Protective effect of baicalin on oxidative stress injury in retinal ganglion cells through the JAK/STAT signaling pathway in vitro and in vivo

Background and Purpose: The damage or apoptosis of retinal ganglion cells (RGCs) is one of the leading causes of various blinding eye diseases, such as glaucoma, diabetic retinopathy, optic neuritis, and ischemic optic neuropathy. Oxidative stress is involved in RGCs death. Baicalin, a flavonoid compound extracted from Scutellaria baicalensis, has various beneficial effects, including anti-inflammatory, anti-apoptotic, and antioxidant properties.

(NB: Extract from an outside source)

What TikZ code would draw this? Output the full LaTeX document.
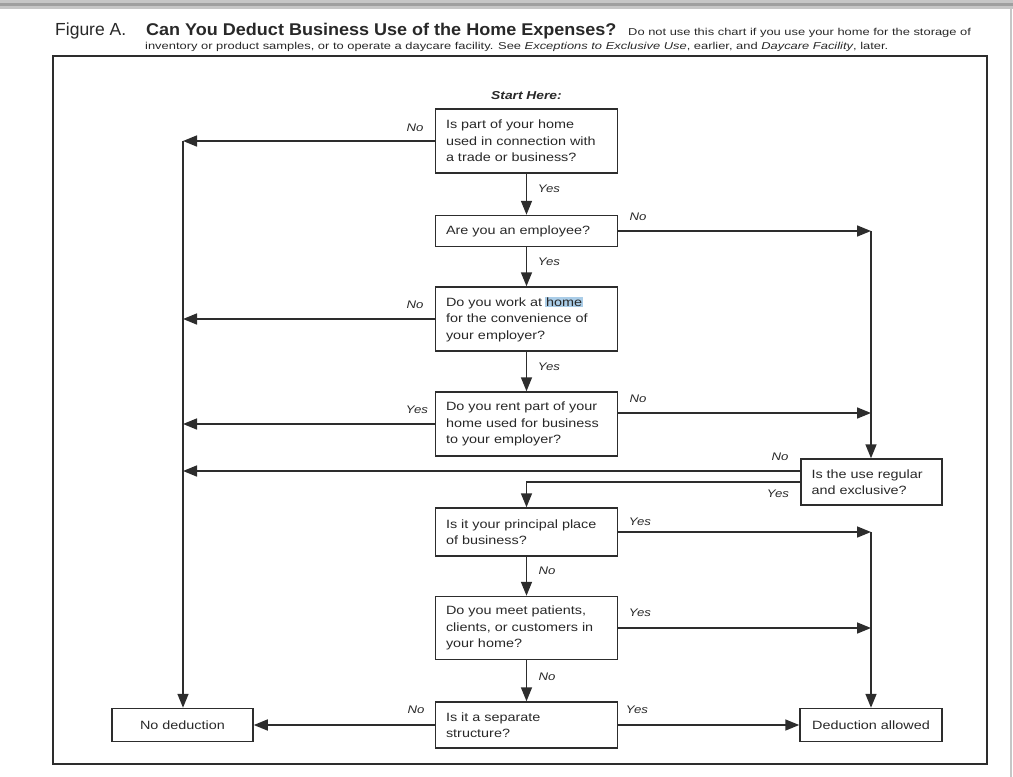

However, the effects of baicalin on RGCs and the underlying mechanisms require further investigation. Methods: In this study, a glutamate-induced oxidative stress damage model of R28 cells and a rat retinal injury model were established to investigate the effects of baicalin on oxidative stress damage to RGCs and try to elucidate the underlying mechanism. Results: In vitro experiments demonstrated that the survival rate of R28 cells after glutamate treatment dropped to 33.4%, while 10 mu M baicalin significantly inhibited glutamate-induced damage in RGCs (P < 0.001) and enhanced cell viability through decreasing ROS levels, increasing antioxidant enzyme activity, and suppressing the expression of inflammatory factors iNOS, TNF-alpha, IL-6, and IL-1 beta (P < 0.001). In vivo, baicalin effectively mitigated structural damage to retinal tissue and RGCs morphology induced by glutamate, increasing the thickness of the retinal ganglion cell layer, improving RGCs density, and reducing overall retinal thinning in rats (P < 0.001) in a time- and dose-dependent effects. Mechanistic studies revealed that glutamate evaluated the phosphorylation levels of JAK/STAT, while baicalin effectively inhibited the activation of the JAK/STAT signaling pathway. Conclusion: This study confirmed that baicalin protects against glutamate-induced oxidative stress damage in RGCs. It effectively alleviates oxidative stress and inflammatory responses, reduces cell apoptosis, and improves the pathological changes in the retina of rat models of RGCs damage, thereby decreasing RGCs death. Further exploration of its mechanism revealed that baicalin effectively inhibits the JAK/STAT signaling pathway, protecting RGCs from oxidative stress damage. This provides an experimental basis for the application of baicalin in the treatment of RGCs damage.